NYC Impressions – Grand Central Terminal & the City Beautiful Movement

Train stations. Central Stations. A place where destinies have a very literal meaning. And the grandeur of some of these places is there to ensure either arrival from or departure to a new destiny is celebrated, marked, and deeply underlined in the chapters of our lives. You may just be arriving into the unknown. But your eyes cannot stop looking around the immense space that a Central Station can be. And that is even truer when we speak about New York’s Grand Central Terminal. It is so much more than a transportation hub – it is one of the city’s greatest landmarks, and for many, the first thing they experience of New York.

The first time I was at Grand Central Terminal was in 2010, when my parents took me to finally meet the country I had been born in. While I gazed in awe at my surroundings, a spectacle of golden light reflected warmly against the marble walls, trying to absorb it all, forgetting momentarily that I may be in the way of people running to catch their train, holding my digital camera weakly, I was approached by a policeman. I can only imagine he saw in my expression the innocence of someone who hadn’t seen such grandeur in her entire life. Who had experienced nothing of the world beyond the limits of a small town in Portugal. He offered to take a picture of me inside his little police car. And here is the proof that this indeed happened. It still makes me laugh.

Back in 2010….

This time, I was not approached by any nice policeman. I actually didn’t even see any police and thought the station was strangely quiet. Or again, maybe I now simply know a lot more of the world. what was busy for me then, is no longer busy for me now.

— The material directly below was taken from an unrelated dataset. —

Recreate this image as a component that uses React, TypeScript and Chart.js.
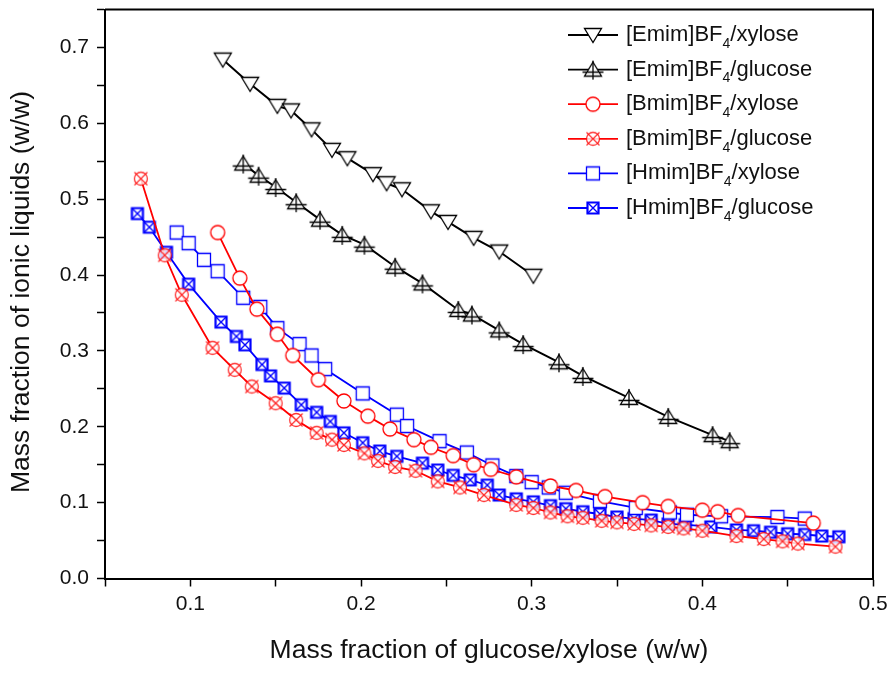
import React, { useEffect, useRef } from 'react';
import { Chart, registerables } from 'chart.js';
Chart.register(...registerables);

const FONT = "'Liberation Sans', Arial, Helvetica, sans-serif";

// ---- data ----
const emimXyloseX = [0.119, 0.135, 0.151, 0.159, 0.171, 0.183, 0.192, 0.207, 0.215, 0.224, 0.241, 0.251, 0.266, 0.281, 0.301];
const emimXyloseY = [0.684, 0.652, 0.623, 0.617, 0.592, 0.565, 0.554, 0.533, 0.521, 0.513, 0.484, 0.470, 0.449, 0.431, 0.399];

const emimGlucoseX = [0.131, 0.140, 0.150, 0.162, 0.176, 0.189, 0.202, 0.220, 0.236, 0.257, 0.265, 0.281, 0.295, 0.316, 0.330, 0.357, 0.380, 0.406, 0.416];
const emimGlucoseY = [0.547, 0.531, 0.516, 0.496, 0.473, 0.453, 0.440, 0.411, 0.389, 0.354, 0.348, 0.327, 0.309, 0.285, 0.267, 0.238, 0.213, 0.189, 0.181];

const bmimXyloseX = [0.116, 0.129, 0.139, 0.151, 0.160, 0.175, 0.190, 0.204, 0.217, 0.231, 0.241, 0.254, 0.266, 0.276, 0.291, 0.311, 0.326, 0.343, 0.365, 0.380, 0.400, 0.409, 0.421, 0.465];
const bmimXyloseY = [0.456, 0.396, 0.355, 0.322, 0.294, 0.262, 0.234, 0.214, 0.197, 0.183, 0.173, 0.162, 0.150, 0.144, 0.134, 0.122, 0.116, 0.108, 0.100, 0.095, 0.090, 0.088, 0.083, 0.073];

const bmimGlucoseX = [0.071, 0.085, 0.095, 0.113, 0.126, 0.136, 0.150, 0.162, 0.174, 0.183, 0.190, 0.202, 0.210, 0.220, 0.232, 0.245, 0.258, 0.272, 0.291, 0.301, 0.311, 0.321, 0.330, 0.341, 0.350, 0.360, 0.370, 0.380, 0.389, 0.400, 0.420, 0.436, 0.447, 0.456, 0.478];
const bmimGlucoseY = [0.527, 0.426, 0.374, 0.304, 0.275, 0.253, 0.231, 0.209, 0.192, 0.183, 0.176, 0.165, 0.155, 0.147, 0.142, 0.128, 0.120, 0.110, 0.097, 0.093, 0.087, 0.082, 0.080, 0.076, 0.074, 0.072, 0.070, 0.068, 0.066, 0.063, 0.056, 0.052, 0.049, 0.046, 0.042];

const hmimXyloseX = [0.092, 0.099, 0.108, 0.116, 0.131, 0.141, 0.151, 0.164, 0.171, 0.179, 0.201, 0.221, 0.227, 0.246, 0.262, 0.277, 0.291, 0.300, 0.310, 0.320, 0.340, 0.361, 0.381, 0.391, 0.411, 0.444, 0.460];
const hmimXyloseY = [0.456, 0.442, 0.420, 0.405, 0.370, 0.358, 0.330, 0.309, 0.294, 0.276, 0.244, 0.216, 0.201, 0.181, 0.166, 0.149, 0.135, 0.127, 0.120, 0.113, 0.102, 0.093, 0.087, 0.084, 0.082, 0.081, 0.079];

const hmimGlucoseX = [0.069, 0.076, 0.086, 0.099, 0.118, 0.127, 0.132, 0.142, 0.147, 0.155, 0.165, 0.174, 0.182, 0.190, 0.201, 0.211, 0.221, 0.236, 0.245, 0.254, 0.264, 0.274, 0.281, 0.291, 0.301, 0.311, 0.320, 0.330, 0.340, 0.350, 0.360, 0.370, 0.380, 0.390, 0.405, 0.420, 0.430, 0.440, 0.450, 0.460, 0.470, 0.480];
const hmimGlucoseY = [0.481, 0.463, 0.430, 0.388, 0.338, 0.319, 0.308, 0.282, 0.267, 0.251, 0.229, 0.219, 0.207, 0.192, 0.179, 0.168, 0.161, 0.152, 0.143, 0.136, 0.130, 0.123, 0.110, 0.105, 0.101, 0.096, 0.092, 0.088, 0.085, 0.081, 0.079, 0.077, 0.072, 0.071, 0.068, 0.064, 0.063, 0.061, 0.059, 0.058, 0.056, 0.055];

const seriesIonic = ['Emim', 'Emim', 'Bmim', 'Bmim', 'Hmim', 'Hmim'];
const seriesSugar = ['xylose', 'glucose', 'xylose', 'glucose', 'xylose', 'glucose'];
const seriesColors = ['#000000', '#000000', '#ff0000', '#ff0000', '#0000ff', '#0000ff'];
const seriesMarkers = ['down', 'upplus', 'circle', 'circlex', 'square', 'squarex'];

const xTickLabels = ['0.1', '0.2', '0.3', '0.4', '0.5'];
const yTickLabels = ['0.0', '0.1', '0.2', '0.3', '0.4', '0.5', '0.6', '0.7'];
const xTitle = 'Mass fraction of glucose/xylose (w/w)';
const yTitle = 'Mass fraction of ionic liquids (w/w)';

function zip(xs: number[], ys: number[]) {
  return xs.map((x, i) => ({ x, y: ys[i] }));
}

function makeMarker(kind: string, color: string): HTMLCanvasElement {
  const s = 26;
  const c = document.createElement('canvas');
  c.width = s;
  c.height = s;
  const g = c.getContext('2d')!;
  const m = s / 2;
  g.strokeStyle = color;
  g.fillStyle = '#ffffff';
  g.lineWidth = 1.3;
  if (kind === 'down') {
    g.beginPath();
    g.moveTo(m - 8.5, m - 6.5);
    g.lineTo(m + 8.5, m - 6.5);
    g.lineTo(m, m + 7.5);
    g.closePath();
    g.fill();
    g.stroke();
  } else if (kind === 'upplus') {
    g.beginPath();
    g.moveTo(m, m - 7.5);
    g.lineTo(m + 8.5, m + 6.5);
    g.lineTo(m - 8.5, m + 6.5);
    g.closePath();
    g.fill();
    g.stroke();
    g.beginPath();
    g.moveTo(m, m - 9);
    g.lineTo(m, m + 10);
    g.moveTo(m - 10.5, m + 2.5);
    g.lineTo(m + 10.5, m + 2.5);
    g.stroke();
  } else if (kind === 'circle') {
    g.beginPath();
    g.arc(m, m, 7, 0, Math.PI * 2);
    g.fill();
    g.stroke();
  } else if (kind === 'circlex') {
    g.globalAlpha = 0.8;
    g.beginPath();
    g.arc(m, m, 6.5, 0, Math.PI * 2);
    g.fill();
    g.stroke();
    g.beginPath();
    g.moveTo(m - 6.5, m - 6.5);
    g.lineTo(m + 6.5, m + 6.5);
    g.moveTo(m + 6.5, m - 6.5);
    g.lineTo(m - 6.5, m + 6.5);
    g.stroke();
  } else if (kind === 'square') {
    g.beginPath();
    g.rect(m - 6.5, m - 6.5, 13, 13);
    g.fill();
    g.stroke();
  } else if (kind === 'squarex') {
    g.lineWidth = 2.2;
    g.beginPath();
    g.rect(m - 5.5, m - 5.5, 11, 11);
    g.fill();
    g.stroke();
    g.lineWidth = 1.4;
    g.beginPath();
    g.moveTo(m - 5, m - 5);
    g.lineTo(m + 5, m + 5);
    g.moveTo(m + 5, m - 5);
    g.lineTo(m - 5, m + 5);
    g.stroke();
  }
  return c;
}

export default function App() {
  const ref = useRef<HTMLCanvasElement | null>(null);

  useEffect(() => {
    if (!ref.current) return;
    const markers = seriesMarkers.map((k, i) => makeMarker(k, seriesColors[i]));
    const xs = [emimXyloseX, emimGlucoseX, bmimXyloseX, bmimGlucoseX, hmimXyloseX, hmimGlucoseX];
    const ys = [emimXyloseY, emimGlucoseY, bmimXyloseY, bmimGlucoseY, hmimXyloseY, hmimGlucoseY];

    const datasets = xs.map((xArr, i) => ({
      label: `[${seriesIonic[i]}]BF4/${seriesSugar[i]}`,
      data: zip(xArr, ys[i]),
      showLine: true,
      borderColor: seriesColors[i],
      borderWidth: i < 2 ? 2 : 1.8,
      pointStyle: markers[i],
      pointRadius: 7,
      pointHoverRadius: 7,
      tension: 0,
    }));

    const decor = {
      id: 'decor',
      afterDraw(chart: any) {
        const ctx = chart.ctx;
        const a = chart.chartArea;
        ctx.save();
        // frame
        ctx.strokeStyle = '#000';
        ctx.lineWidth = 2;
        ctx.beginPath();
        ctx.moveTo(a.left, a.top);
        ctx.lineTo(a.right, a.top);
        ctx.lineTo(a.right, a.bottom);
        ctx.stroke();

        // axis titles
        ctx.fillStyle = '#111';
        ctx.font = `26.5px ${FONT}`;
        ctx.textAlign = 'center';
        ctx.textBaseline = 'middle';
        ctx.fillText(xTitle, (a.left + a.right) / 2, 651);
        ctx.save();
        ctx.translate(22, 292);
        ctx.rotate(-Math.PI / 2);
        ctx.fillText(yTitle, 0, 0);
        ctx.restore();

        // legend
        const lx0 = 568, lx1 = 618, tx = 626;
        for (let i = 0; i < 6; i++) {
          const y = 35 + i * 34.6;
          ctx.strokeStyle = seriesColors[i];
          ctx.lineWidth = 1.8;
          ctx.beginPath();
          ctx.moveTo(lx0, y);
          ctx.lineTo(lx1, y);
          ctx.stroke();
          const mk = markers[i];
          ctx.drawImage(mk, (lx0 + lx1) / 2 - mk.width / 2, y - mk.height / 2);
          ctx.fillStyle = '#111';
          ctx.textAlign = 'left';
          ctx.textBaseline = 'middle';
          ctx.font = `22px ${FONT}`;
          const t1 = `[${seriesIonic[i]}]BF`;
          ctx.fillText(t1, tx, y);
          let w = ctx.measureText(t1).width;
          ctx.font = `14px ${FONT}`;
          ctx.fillText('4', tx + w, y + 9);
          w += ctx.measureText('4').width;
          ctx.font = `22px ${FONT}`;
          ctx.fillText(`/${seriesSugar[i]}`, tx + w, y);
        }
        ctx.restore();
      },
    };

    const chart = new Chart(ref.current, {
      type: 'scatter',
      data: { datasets },
      options: {
        responsive: false,
        animation: false,
        devicePixelRatio: 1,
        layout: { padding: { top: 9.5, right: 23, left: 0, bottom: 0 } },
        plugins: { legend: { display: false }, tooltip: { enabled: false } },
        scales: {
          x: {
            type: 'linear',
            min: 0.05,
            max: 0.5,
            afterFit: (s: any) => {
              s.height = 95.5;
              s.paddingLeft = 0;
              s.paddingRight = 0;
            },
            ticks: {
              stepSize: 0.05,
              autoSkip: false,
              maxRotation: 0,
              padding: 5,
              color: '#111',
              font: { family: FONT, size: 21 },
              callback: (v: any) => {
                const idx = xTickLabels.findIndex((l) => Math.abs(parseFloat(l) - Number(v)) < 1e-6);
                return idx >= 0 ? xTickLabels[idx] : '';
              },
            },
            grid: { drawOnChartArea: false, drawTicks: true, tickLength: 8, tickWidth: 1.5, tickColor: '#000' },
            border: { display: true, color: '#000', width: 2 },
          },
          y: {
            type: 'linear',
            min: 0,
            max: 0.75,
            afterFit: (s: any) => {
              s.width = 105;
              s.paddingTop = 0;
              s.paddingBottom = 0;
            },
            ticks: {
              stepSize: 0.05,
              autoSkip: false,
              padding: 8,
              color: '#111',
              font: { family: FONT, size: 21 },
              callback: (v: any) => {
                const idx = yTickLabels.findIndex((l) => Math.abs(parseFloat(l) - Number(v)) < 1e-6);
                return idx >= 0 ? yTickLabels[idx] : '';
              },
            },
            grid: { drawOnChartArea: false, drawTicks: true, tickLength: 8, tickWidth: 1.5, tickColor: '#000' },
            border: { display: true, color: '#000', width: 2 },
          },
        },
      },
      plugins: [decor],
    } as any);
    return () => chart.destroy();
  }, []);

  return (
    <div style={{ position: 'absolute', left: 0, top: 0, width: 896, height: 674, background: '#fff' }}>
      <canvas ref={ref} width={896} height={674} style={{ display: 'block', width: 896, height: 674 }} />
    </div>
  );
}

Between the 1890s and the 1920s, New York’s urban planning was impacted by the City Beautiful movement. Despite the name, this movement led by American architects was not focused only on making cities more beautiful. Actually, it arose mostly from a need to make cities more orderly, address social issues, and encourage civic pride and engagement. At this time, the U.S. urban population had started to outnumber the rural population, and cities were perceived as ugly, dirty and unsafe – which makes sense if we think about how rapidly these new urban centres were growing, leaving no space for proper planning. There was also a wave of immigrants, contributing to a rise in population, and making it harder to create public places for recreation. And of course… if we can make it beautiful, even better. The Movement was also meant to shape the American urban landscape to resemble European cities, which at the time were primarily designed in Beaux-Arts aesthetic.

The Grand Central Terminal was born amidst this context. It managed to be a beautiful building that also made the train system a lot more efficient than it had been before. Still, this architectural masterpiece has often been threatened and multiple efforts have been made in the past decades to ensure New York keeps its most beautiful buildings, despite often being shadowed or even completely hidden from sight thanks to the skyscrapers.

When inside, look up. The ceiling is something unique, a blue sky above your heards, a mural of constellations – this is not the original mural, which was quickly deterioating after 11 years of being painted, with a leaky roof causing mold in the mural. It was in 1944 that the “restoration” took place – except that instead of restoring the original mural, this was simply covered with cement boards, and a completly new work was pained from scratch. Probably for the better if this new structure stops leaks – it’s been over 70 years, and it seems… all right? In the photo I took below you can see the borders of the cement boards.

I’m very glad about the City Beautiful movement. Without it, probably New York would be a much uglier city, full of advertising billboards and boring skycrappers. We can find examples of building inspired by Beaux-Arts and New-Classical architecture across the island, including the New York Public Library, also a child of this movement.

New York’s County Supreme Court is also a clear example of Neo-classical archicture, perhaps also a child of the City Beautiful movement, build also between 1913 and 1927.

It’s worth adding that New York City is not the place most impacted by this movement – it actually got its origins in Chicago, with the World’s Columbian Exposition. The American architect Daniel Burnham was heading the construction of the fair’s temporary city – what would be known as the White City, hiding the poverty and crime of Chicago. He was inspired by Parisian Ecole de Beaux Arts and Neoclassical and Baroque architecture.

Yet, while I’m a huge fan of the old European architure style, what does this make of the U.S.? A copy? A replica? So I can understand when famous architects Frank Lloyd Wright and Louis Sullivan opposed to the City Beautiful movement, wanting to create a new and truly American style. An identity.